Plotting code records
=-=-=-=-=

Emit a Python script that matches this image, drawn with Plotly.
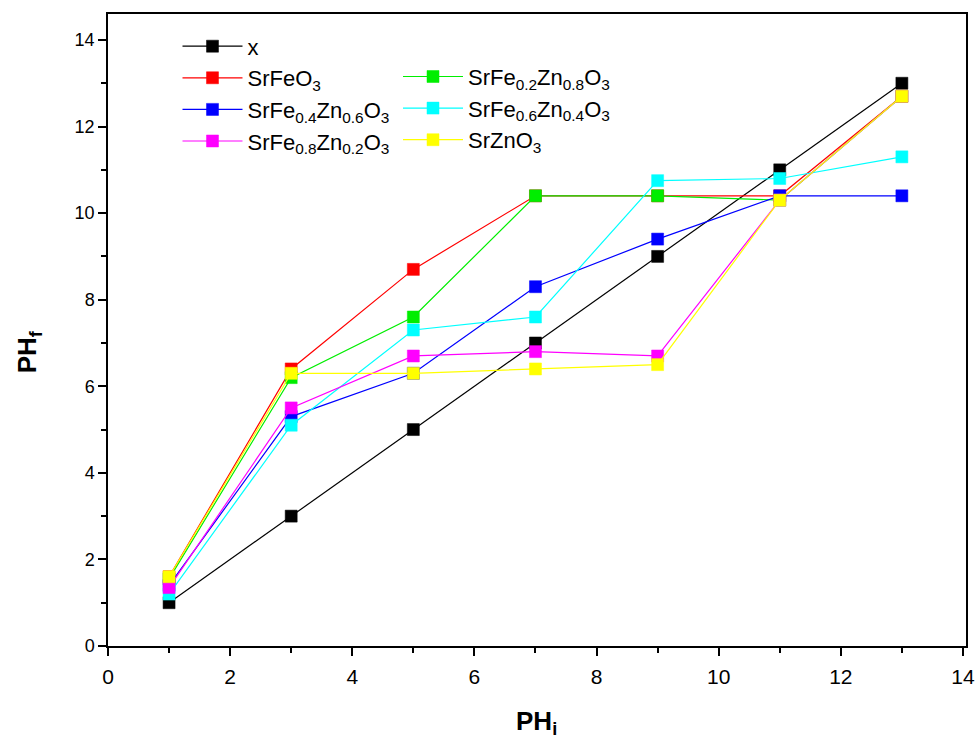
import plotly.graph_objects as go

ph_i = [1, 3, 5, 7, 9, 11, 13]

series_names = [
    "x",
    "SrFeO<sub>3</sub>",
    "SrFe<sub>0.2</sub>Zn<sub>0.8</sub>O<sub>3</sub>",
    "SrFe<sub>0.4</sub>Zn<sub>0.6</sub>O<sub>3</sub>",
    "SrFe<sub>0.6</sub>Zn<sub>0.4</sub>O<sub>3</sub>",
    "SrFe<sub>0.8</sub>Zn<sub>0.2</sub>O<sub>3</sub>",
    "SrZnO<sub>3</sub>",
]

x_ref = [1, 3, 5, 7, 9, 11, 13]
srfeo3 = [1.6, 6.4, 8.7, 10.4, 10.4, 10.4, 12.7]
fe02zn08 = [1.55, 6.2, 7.6, 10.4, 10.4, 10.3, 12.7]
fe04zn06 = [1.4, 5.3, 6.3, 8.3, 9.4, 10.4, 10.4]
fe06zn04 = [1.2, 5.1, 7.3, 7.6, 10.75, 10.8, 11.3]
fe08zn02 = [1.35, 5.5, 6.7, 6.8, 6.7, 10.3, 12.7]
srzno3 = [1.6, 6.3, 6.3, 6.4, 6.5, 10.3, 12.7]

x_ticks = [0, 2, 4, 6, 8, 10, 12, 14]
y_ticks = [0, 2, 4, 6, 8, 10, 12, 14]
minor_ticks = [1, 3, 5, 7, 9, 11, 13]

series_values = [x_ref, srfeo3, fe02zn08, fe04zn06, fe06zn04, fe08zn02, srzno3]
colors = ["#000000", "#ff0000", "#00ee00", "#0000ff", "#00ffff", "#ff00ff", "#ffff00"]
legend_ids = ["legend", "legend", "legend2", "legend", "legend2", "legend", "legend2"]
legend_rank = [1, 2, 2, 3, 3, 4, 4]

fig = go.Figure()
for name, vals, col, lg, rk in zip(series_names, series_values, colors, legend_ids, legend_rank):
    fig.add_trace(go.Scatter(
        x=ph_i, y=vals, name=name, mode="lines+markers",
        line=dict(color=col, width=1.2),
        marker=dict(symbol="square", size=12, color=col,
                    line=dict(color=col, width=0.5)),
        legend=lg, legendrank=rk,
    ))

font_main = "Liberation Sans, Arial, sans-serif"

axis_common = dict(
    ticks="outside", ticklen=8, tickwidth=1.5, tickcolor="black",
    showline=True, linecolor="black", linewidth=1.5, mirror=True,
    showgrid=False, zeroline=False, ticklabeloverflow="allow",
)

fig.update_layout(
    width=980, height=738,
    margin=dict(l=108, r=5, t=14, b=92),
    paper_bgcolor="white", plot_bgcolor="white",
    font=dict(family=font_main, color="black", size=18),
    legend=dict(x=0.081, y=0.982, xanchor="left", yanchor="top",
                bgcolor="rgba(0,0,0,0)", font=dict(size=22, family=font_main),
                itemwidth=60, tracegroupgap=0, traceorder="normal"),
    legend2=dict(x=0.338, y=0.934, xanchor="left", yanchor="top",
                 bgcolor="rgba(0,0,0,0)", font=dict(size=22, family=font_main),
                 itemwidth=60, tracegroupgap=0, traceorder="normal"),
    xaxis=dict(range=[0, 14.05], tickvals=x_ticks,
               minor=dict(tickvals=minor_ticks, ticks="outside",
                          ticklen=5, tickwidth=1.5, tickcolor="black"),
               tickfont=dict(size=21), ticklabelstandoff=3, **axis_common),
    yaxis=dict(range=[0, 14.6], tickvals=y_ticks,
               minor=dict(tickvals=minor_ticks, ticks="outside",
                          ticklen=5, tickwidth=1.5, tickcolor="black"),
               tickfont=dict(size=18), **axis_common),
    annotations=[
        dict(text="<b>PH<sub>i</sub></b>", xref="paper", yref="paper",
             x=0.499, y=-0.121, xanchor="center", yanchor="middle",
             showarrow=False, font=dict(size=26, family=font_main)),
        dict(text="<b>PH<sub>f</sub></b>", xref="paper", yref="paper",
             x=-0.093, y=0.465, xanchor="center", yanchor="middle", textangle=-90,
             showarrow=False, font=dict(size=26, family=font_main)),
    ],
)

fig.write_html("out.html")
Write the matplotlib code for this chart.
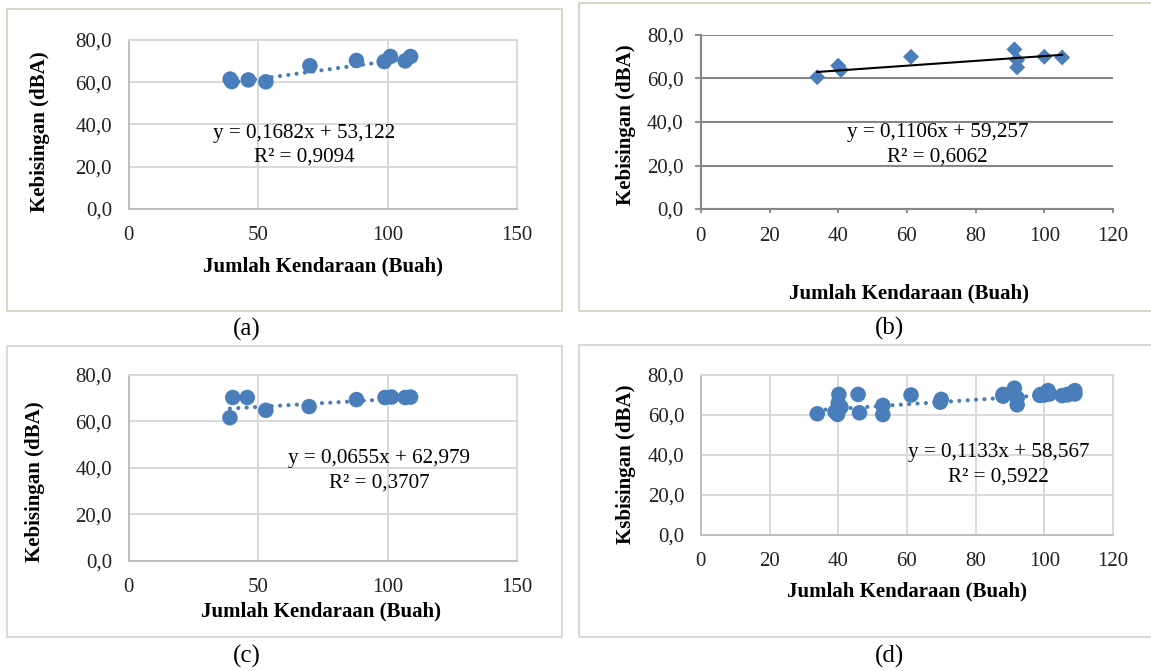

=-=-=-=-=

What you have to do:
Show each line holding the word "this".

Solution to the problem:
Emit a Python script that matches this image, drawn with Plotly.
Write the matplotlib code for this chart.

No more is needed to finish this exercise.